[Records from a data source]
========================

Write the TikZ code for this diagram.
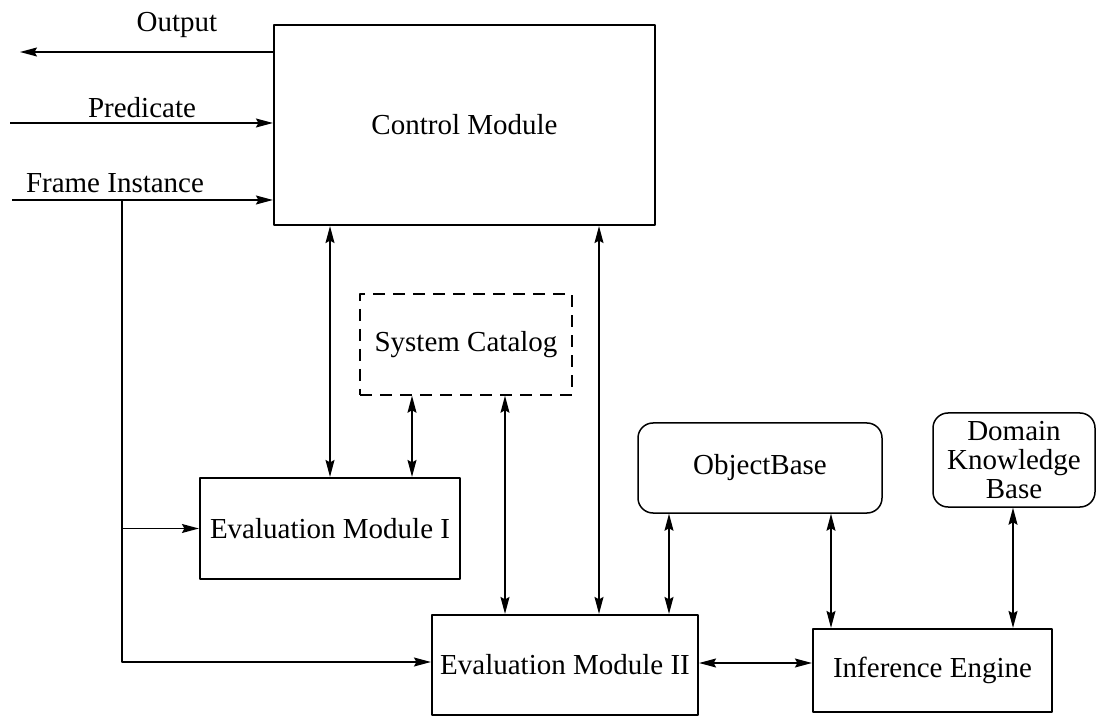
\documentclass[tikz,border=0pt]{standalone}
\usepackage{fontspec}
\setmainfont{Liberation Serif}
\usetikzlibrary{arrows.meta}
\begin{document}
\begin{tikzpicture}[line join=round, x=1pt, y=-1pt, font=\fontsize{29}{29}\selectfont]
        \tikzset{modul/.style={draw, line width=2.2pt, inner sep=0pt},
                basis/.style={draw, line width=1.5pt, rounded corners=15pt, inner sep=0pt, align=center},
                katalog/.style={draw, line width=1.5pt, dash pattern=on 12pt off 8pt},
                pfeil/.style={line width=1.3pt, -{Stealth[length=17pt, width=9pt, inset=2.5pt]}},
                dpfeil/.style={line width=1.3pt, {Stealth[length=17pt, width=9pt, inset=2.5pt]}-{Stealth[length=17pt, width=9pt, inset=2.5pt]}}}
        \useasboundingbox (0,0) rectangle (1096,719);
        \path
        (464.5,125) node[modul, minimum width=381, minimum height=200] (cm) {Control Module}
        (466,344.5) node[katalog, minimum width=212, minimum height=101] (sc) {System Catalog}
        (330,528.5) node[modul, minimum width=260, minimum height=101] (em1) {Evaluation Module I}
        (565,665) node[modul, minimum width=266, minimum height=100] (em2) {Evaluation Module II}
        (760,468) node[basis, minimum width=244, minimum height=90] (ob) {ObjectBase}
        (1014,460) node[basis, minimum width=162, minimum height=94] (dkb) {Domain\\Knowledge\\Base}
        (932.5,670.5) node[modul, minimum width=239, minimum height=83] (ie) {Inference Engine}
        ;
        % freie Enden und Knicke
        \path
        (20,52) coordinate (aus)
        (10,123) coordinate (pred)
        (12,200) coordinate (fi)
        (122,200) coordinate (knick)
        (122,662) coordinate (ecke)
        (412,0) coordinate (s1)
        (505,0) coordinate (s2)
        (599,0) coordinate (s3)
        (669,0) coordinate (s4)
        (831,0) coordinate (s5)
        (1013,0) coordinate (s6)
        (0,663) coordinate (h1)
        ;
        \node[anchor=base] (ausT) at (177,32) {Output};
        \node[anchor=base] (predT) at (142,118) {Predicate};
        \node[anchor=base] (fiT) at (115,193) {Frame Instance};
        \draw[pfeil] (cm.west |- aus) -- (aus);
        \draw[pfeil] (pred) -- (pred -| cm.west);
        \draw[pfeil] (fi) -- (fi -| cm.west);
        \draw[pfeil] (knick) -- (ecke) -- (ecke -| em2.west);
        \draw[pfeil] (knick |- em1.west) -- (em1.west);
        \draw[dpfeil] (cm.south -| em1.north) -- (em1.north);
        \draw[dpfeil] (sc.south -| s1) -- (em1.north -| s1);
        \draw[dpfeil] (sc.south -| s2) -- (em2.north -| s2);
        \draw[dpfeil] (cm.south -| s3) -- (em2.north -| s3);
        \draw[dpfeil] (ob.south -| s4) -- (em2.north -| s4);
        \draw[dpfeil] (ob.south -| s5) -- (ie.north -| s5);
        \draw[dpfeil] (dkb.south -| s6) -- (ie.north -| s6);
        \draw[dpfeil] (em2.east |- h1) -- (ie.west |- h1);
\end{tikzpicture}
\end{document}
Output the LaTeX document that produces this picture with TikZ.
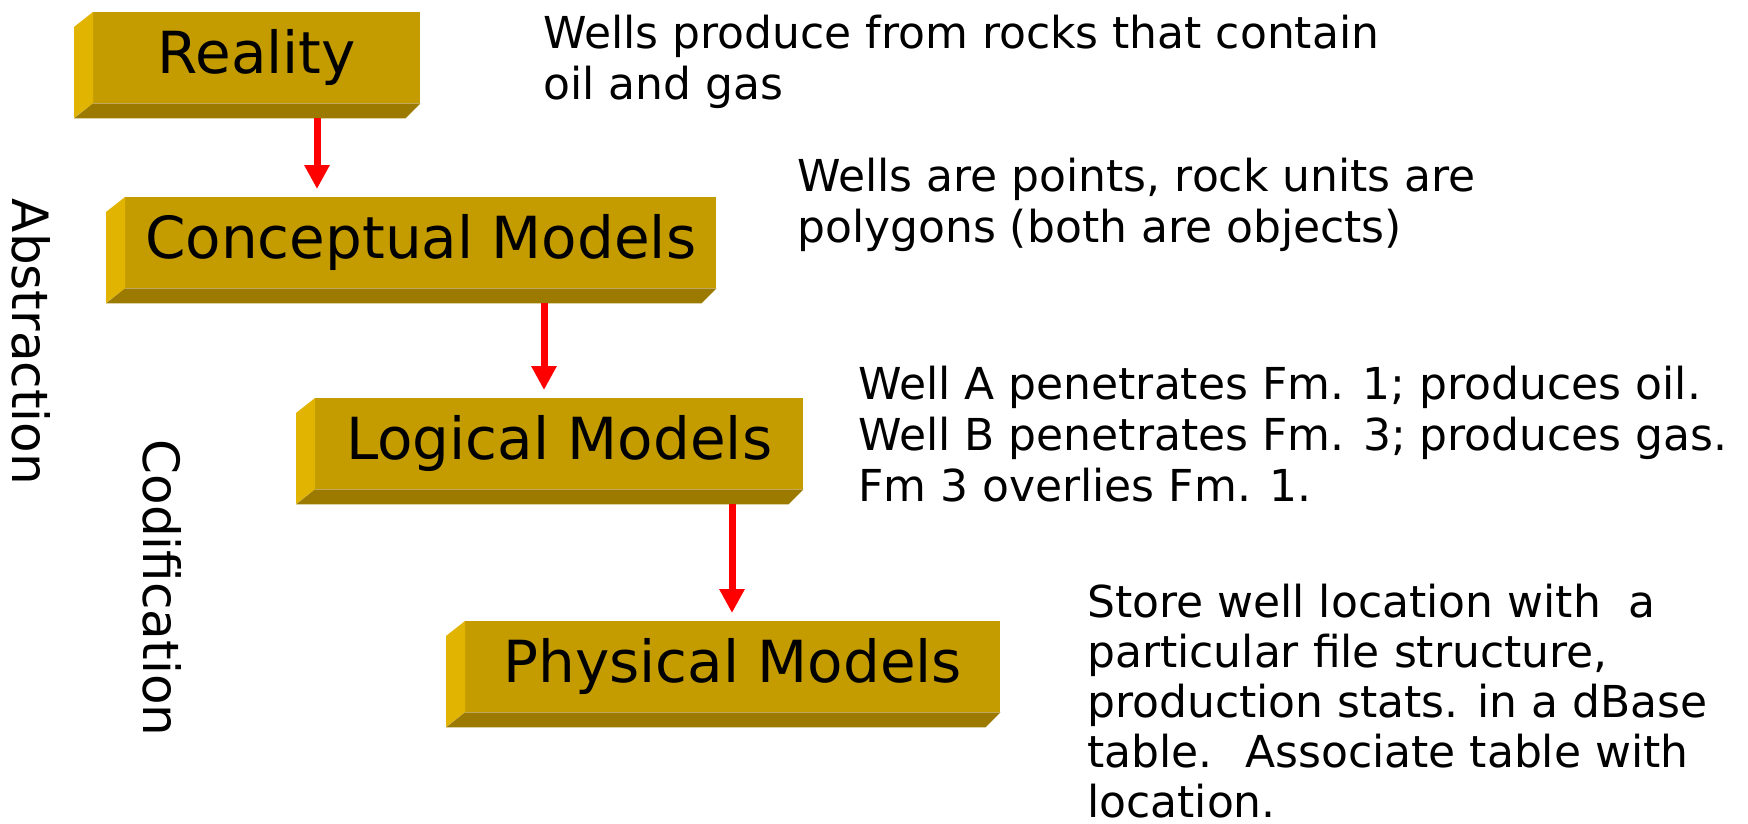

========================

Quote in full the listing given above; the images are to be left out.

= Task response =
Write the TikZ code for this diagram.
\documentclass[tikz,border=0pt]{standalone}
\usepackage{fontspec}
\setmainfont{Liberation Serif}
\usetikzlibrary{arrows.meta}
\begin{document}
\begin{tikzpicture}[line join=round, x=1pt, y=-1pt, font=\fontsize{29}{29}\selectfont]
        \tikzset{modul/.style={draw, line width=2.2pt, inner sep=0pt},
                basis/.style={draw, line width=1.5pt, rounded corners=15pt, inner sep=0pt, align=center},
                katalog/.style={draw, line width=1.5pt, dash pattern=on 12pt off 8pt},
                pfeil/.style={line width=1.3pt, -{Stealth[length=17pt, width=9pt, inset=2.5pt]}},
                dpfeil/.style={line width=1.3pt, {Stealth[length=17pt, width=9pt, inset=2.5pt]}-{Stealth[length=17pt, width=9pt, inset=2.5pt]}}}
        \useasboundingbox (0,0) rectangle (1096,719);
        \path
        (464.5,125) node[modul, minimum width=381, minimum height=200] (cm) {Control Module}
        (466,344.5) node[katalog, minimum width=212, minimum height=101] (sc) {System Catalog}
        (330,528.5) node[modul, minimum width=260, minimum height=101] (em1) {Evaluation Module I}
        (565,665) node[modul, minimum width=266, minimum height=100] (em2) {Evaluation Module II}
        (760,468) node[basis, minimum width=244, minimum height=90] (ob) {ObjectBase}
        (1014,460) node[basis, minimum width=162, minimum height=94] (dkb) {Domain\\Knowledge\\Base}
        (932.5,670.5) node[modul, minimum width=239, minimum height=83] (ie) {Inference Engine}
        ;
        % freie Enden und Knicke
        \path
        (20,52) coordinate (aus)
        (10,123) coordinate (pred)
        (12,200) coordinate (fi)
        (122,200) coordinate (knick)
        (122,662) coordinate (ecke)
        (412,0) coordinate (s1)
        (505,0) coordinate (s2)
        (599,0) coordinate (s3)
        (669,0) coordinate (s4)
        (831,0) coordinate (s5)
        (1013,0) coordinate (s6)
        (0,663) coordinate (h1)
        ;
        \node[anchor=base] (ausT) at (177,32) {Output};
        \node[anchor=base] (predT) at (142,118) {Predicate};
        \node[anchor=base] (fiT) at (115,193) {Frame Instance};
        \draw[pfeil] (cm.west |- aus) -- (aus);
        \draw[pfeil] (pred) -- (pred -| cm.west);
        \draw[pfeil] (fi) -- (fi -| cm.west);
        \draw[pfeil] (knick) -- (ecke) -- (ecke -| em2.west);
        \draw[pfeil] (knick |- em1.west) -- (em1.west);
        \draw[dpfeil] (cm.south -| em1.north) -- (em1.north);
        \draw[dpfeil] (sc.south -| s1) -- (em1.north -| s1);
        \draw[dpfeil] (sc.south -| s2) -- (em2.north -| s2);
        \draw[dpfeil] (cm.south -| s3) -- (em2.north -| s3);
        \draw[dpfeil] (ob.south -| s4) -- (em2.north -| s4);
        \draw[dpfeil] (ob.south -| s5) -- (ie.north -| s5);
        \draw[dpfeil] (dkb.south -| s6) -- (ie.north -| s6);
        \draw[dpfeil] (em2.east |- h1) -- (ie.west |- h1);
\end{tikzpicture}
\end{document}
Output the LaTeX document that produces this picture with TikZ.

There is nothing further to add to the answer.